How Midland Memorial Hospital is improving patient handoffs to curb medical errors

Although hospitals continue to develop tools to structure patient handoffs and improve communication transfer, numerous facilities still struggle to reduce medical errors after implementing these initiatives, calling for a need to improve these processes in the long-term, two authors argue in a Harvard Business Review article.

Margaret Luciano, PhD, assistant professor in the WP Carey School of Business at Tempe-based Arizona State University and Bob Dent, DNP, RN, senior vice president, COO and Chief Nursing Officer at Midland (Texas) Memorial Hospital, discuss this issue, noting long-term improvements from Midland Memorial Hospital's initiative to improve hospital staff communication.

Here are seven insights from the article.

1. Midland Memorial Hospital leaders noticed communication issues in the hospital's perioperative unit, where the majority of patient handoffs had missing information at some level. Although the missing information was not always critically important or time-sensitive, such as patient age being more likely to be omitted than patient drug allergies, the incomplete handoffs delayed patient care and led to important information being lost.

2. To address this problem, hospital administrators implemented TeamSTEPPS in 2012, which is a commonly used set of evidence-based strategies and tools for improving communication among providers. The tools included paper checklists and mnemonic devices. The hospital required staff, including surgeons, anesthesia providers, nurses, technicians and other perioperative unit providers, to receive training for the program.

3. Although the program initially appeared to be successful, within several months, only some care providers were using the new checklists and communication techniques. Additionally, nurses reported over 20 percent of patient handoffs still had missing information by the end of 2013.

4. To establish a more systematic, long-term approach for improving patient handoffs from the operating room to the post-anesthesia care unit, the authors started working with management and staff in the perioperative unit in 2014. "We knew that a checklist and one-time training wouldn't produce sustainable change, so we created a plan with six stages: 1) preparing, 2) launching, 3) adjusting, 4) boosting, 5) formalizing, and 6) refreshing."

5. The six-stage approach worked to engage management and staff throughout the change and took in their feedback. During each stage of the process, perioperative unit managers and care providers performing the handoffs had to learn and execute their tasks while openly communicating and evaluating how effective the initiative was. "The core idea was that managers and staff would systematically work together to change their behaviors and work processes, rather than working in a limited and idiosyncratic fashion," the authors noted.

6. The handoff improvement program successfully decreased how many handoffs had missing or inaccurate information, and the hospital's team is keeping up with these improvements. Nearly three years after the program launched, staff members report they "follow a standardized method of sharing information when handing off patients," the authors noted. Additionally, managers suggest the percentage of handoffs with missing or inaccurate information is consistently less than 10 percent.

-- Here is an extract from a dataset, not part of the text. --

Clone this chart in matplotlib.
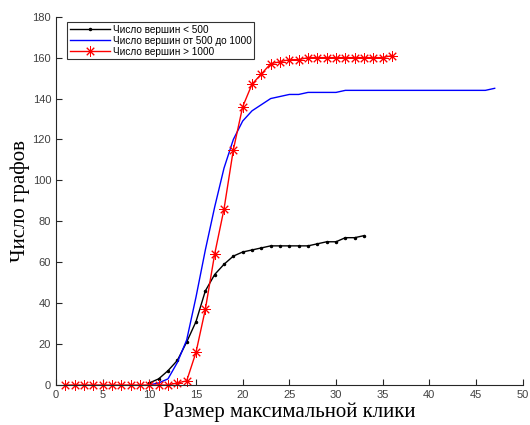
import numpy as np
import matplotlib
matplotlib.use('Agg')
import matplotlib.pyplot as plt

# clique size on x axis, number of graphs on y axis
x_small = list(range(10, 34))
y_small = [1, 3, 7, 12, 21, 31, 46, 54, 59, 63, 65, 66, 67, 68, 68, 68, 68, 68,
           69, 70, 70, 72, 72, 73]

x_mid = list(range(10, 48))
y_mid = [0, 1, 3, 11, 22, 43, 66, 87, 106, 120, 129, 134, 137, 140, 141, 142,
         142, 143, 143, 143, 143] + [144] * 16 + [145]

x_big = list(range(1, 37))
y_big = [0] * 12 + [1, 2, 16, 37, 64, 86, 115, 136, 147, 152, 157, 158, 159,
                    159, 160, 160, 160, 160, 160, 160, 160, 160, 160, 161]

labels = ['Число вершин < 500', 'Число вершин от 500 до 1000', 'Число вершин > 1000']

fig = plt.figure(figsize=(5.3, 4.25), dpi=100)
ax = fig.add_axes([56 / 530, 40 / 425, 466.7 / 530, 368.3 / 425])

ax.plot(x_small, y_small, color='black', marker='.', markersize=3, linewidth=1, label=labels[0])
ax.plot(x_mid, y_mid, color='blue', linewidth=1, label=labels[1])
ax.plot(x_big, y_big, color='red', marker=(8, 2, 0), markersize=7.5, markeredgewidth=0.7,
        linewidth=1, label=labels[2], clip_on=False)

ax.set_xlim(0, 50)
ax.set_ylim(0, 180)
ax.set_xticks(np.arange(0, 51, 5))
ax.set_yticks(np.arange(0, 181, 20))
for s in ['top', 'right']:
    ax.spines[s].set_visible(False)
for s in ['left', 'bottom']:
    ax.spines[s].set_color('#262626')
    ax.spines[s].set_linewidth(0.8)
ax.tick_params(direction='in', length=4, width=0.8, colors='#262626', labelsize=8,
               labelcolor='#404040')
for t in ax.get_xticklabels() + ax.get_yticklabels():
    t.set_family('Liberation Sans')

ax.set_xlabel('Размер максимальной клики', family='Liberation Serif', fontsize=15, labelpad=2)
ax.set_ylabel('Число графов', family='Liberation Serif', fontsize=15, labelpad=2)

leg = ax.legend(loc='upper left', bbox_to_anchor=(0.024, 0.985), prop={'family': 'Liberation Sans', 'size': 7.2},
                frameon=True, fancybox=False, borderpad=0.25, labelspacing=0.1,
                handlelength=4, handletextpad=0.3, borderaxespad=0)
leg.get_frame().set_edgecolor('black')
leg.get_frame().set_linewidth(0.8)

plt.savefig('out.png', dpi=100)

7. "Ultimately, patient handoffs are one of many areas for quality improvement in healthcare, and a similarly structured approach may help with other initiative," the authors wrote. For the authors, success depends on viewing change as a process as opposed to an event, engaging management and staff members and using quality indicators to evaluate the initiative across all stages. "Healthcare organizations have an important opportunity to improve the quality of patient care, but they have to make their efforts last."